Well, I’ve gotta talk to my secretary, he says. “Certainly not before seven-thirty or eight, local time.”
“Well, the earlier you can get in the better,” Berger says. “I would sure appreciate it.”
Wednesday morning, Lavelle gets into work early, and there’s a draft affidavit waiting for him from the hyperactive Berger. “The trial court determined that seven (7) indented or dimpled ballots reflected the voter’s intent to vote for Pullen and one (1) indented or dimpled ballot reflected the voter’s intent to vote for Mulligan,” it says. After a few changes here and there, Lavelle signs it.
That afternoon, Tribune reporter Dan Mihalopoulos phones up Lavelle. He’s being told by Republicans that only ballots with light shining through the chad counted. Do you have any of those records left?
Lavelle doesn’t; he reduced his loads of paper long ago. He tells Mihalopoulos to check out the ballots. The warehouse where the records are kept is only a couple miles from the courthouse. If you get a hold of the PR person down there, maybe you can get a hold of the ballots, Lavelle says.
Two hours later, Mihalopoulos pages Lavelle; the courthouse employees have no idea what the hell case he’s talking about, they can’t find it on the computer. Lavelle gives him some more information and steers him toward the county division of the circuit court, which is a smaller division with better records.
Shortly after 5, Mihalopoulos calls Lavelle again. He found the file. While there, he also stumbled into Burt Odelson, who was Mulligan’s attorney in the Pullen case, who was just returned by the Bushies. “Mike, I’m sorry to tell you that it looks like the only ones that counted were the ones that had light through,” Mihalopoulos says.
“How many were counted with dents?” Lavelle asks.
“I can’t find any that were counted with dents,” the reporter says.
“Read me what Barth said,” Lavelle asks.
Mihalopoulos reads him a few snippets from the 155-page transcript, statements by the judge from the early part of the transcript before Barth starts actually assessing the ballots.
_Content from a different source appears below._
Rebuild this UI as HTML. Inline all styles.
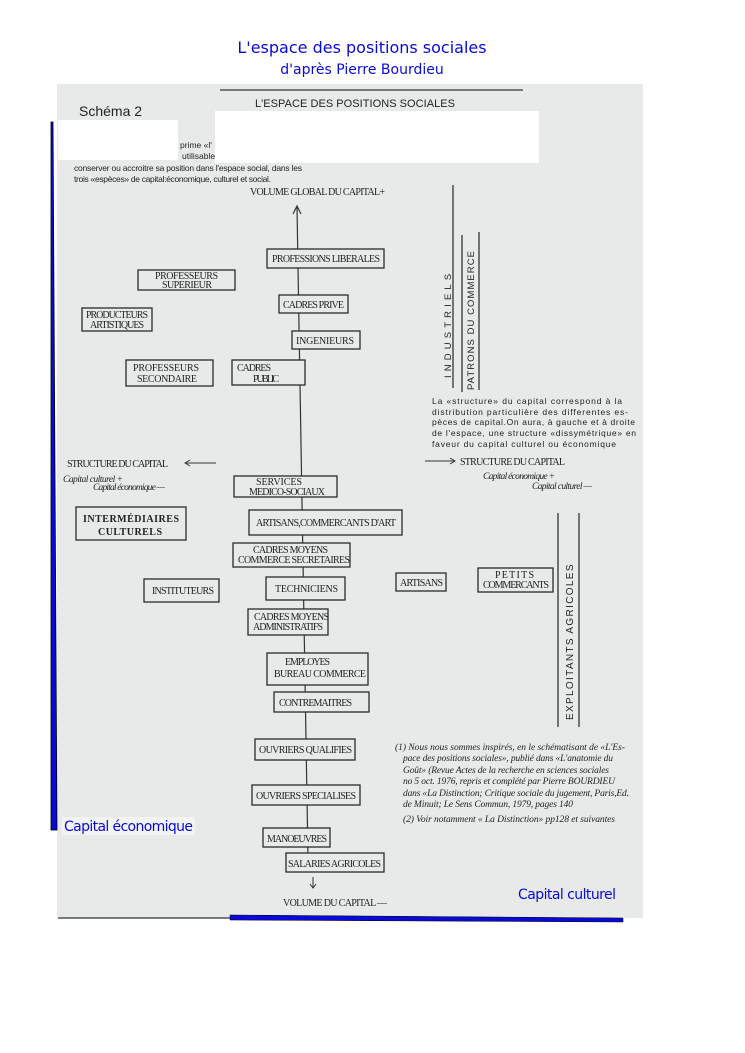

Mihalopoulos does not read Lavelle the excerpt that has Barth saying,“The light standard is not the litmus test, in my view. If there is a dent, a voter’s intent may be established from other considerations of the ballot itself.”
Mihalopoulos does not read Lavelle the excerpt that has Barth looking at Remand Exhibit 19, when the judge says that “the light standard shouldn’t be the only standard” while accepting the ballot because there are eight other dimples upon it and none that are cleanly punched out.
But what Mihalopoulos does read him, however, makes Lavelle panic. He thinks he’s issued an affidavit that could be construed as misleading. He never mentioned light passing through.
Mihalopoulos goes to write his story. He’s on deadline.
Cullerton calls Lavelle that night.
“I’m glad you called,” Lavelle tells him. He tells him the problem, that his affidavit could be construed to be misleading. After they talk a bit about it, they get Mitchell Berger on the phone.
I think I was wrong, Lavelle says to Berger. Dimpled ballots counted, yes, Lavelle says, but according to the Chicago Tribune reporter, it was only dimpled ballots with pinpricks of light through the chad. So my statement was incomplete.
“We’re fucked!” Berger says.
“I’m sorry about that,” Lavelle says.
“We have got to get an affidavit on file!” Berger says, explaining that th
e Gorebies have already used the affidavit before the Broward County canvassing board and submitted it to LaBarga. “We have got to correct the record!” Berger continues. “We can’t let this sit!”
Lavelle arrives early at work on Thursday, November 23. He writes a corrected affidavit, saying that he had a “mistaken recollection” that all dimpled ballots counted. He says that he was told by a Chicago Tribune reporter that the only ballots that counted were ballots with light shining through. At this point, Lavelle still hasn’t read the transcript.
That morning’s Tribune has a story by Mihalopoulos and D.C.-based reporter Jan Crawford Greenburg, with the sub-headline “Illinois Case Offers Shaky Precedent.” Pullen “may not be the legal home run they [on the Gore legal team] believe will aid his quest to win Florida’s 25 electoral votes and the White House, an analysis of the ruling shows,” the Tribune story says. Barth “exclude(d) dented ballots, since he had decided he could not reasonably determine the voters’ will by examining the ballots. In fact, in the Illinois case, the dented ballots were not counted at all.”
In fact, this is not the case. At the very least, the reason that Barth accepted Exhibit 19 was subject to debate, and should have prevented the Tribune from making any definitive ruling along the lines of “in the Illinois case, the dented ballots were not counted at all.” And of course, Mihalopoulos played a rather sizable role in establishing the “shaky foundation” * referred to in the story’s sub-headline.
On Thursday, November 23, in Fort Lauderdale, Broward County Courtroom 6780, a GOP attorney named Michael Madigan shows up at the canvassing board with the new affidavit and the September 1990 testimony from Barth’s courtroom. “You’ve been provided a false affidavit and we have the court transcript, which demonstrates that dimpled ballots or indented ballots, contrary to what Mr. Boies told you, in Illinois were not accepted!” Madigan says excitedly. “It’s reported in this morning’s Tribune!”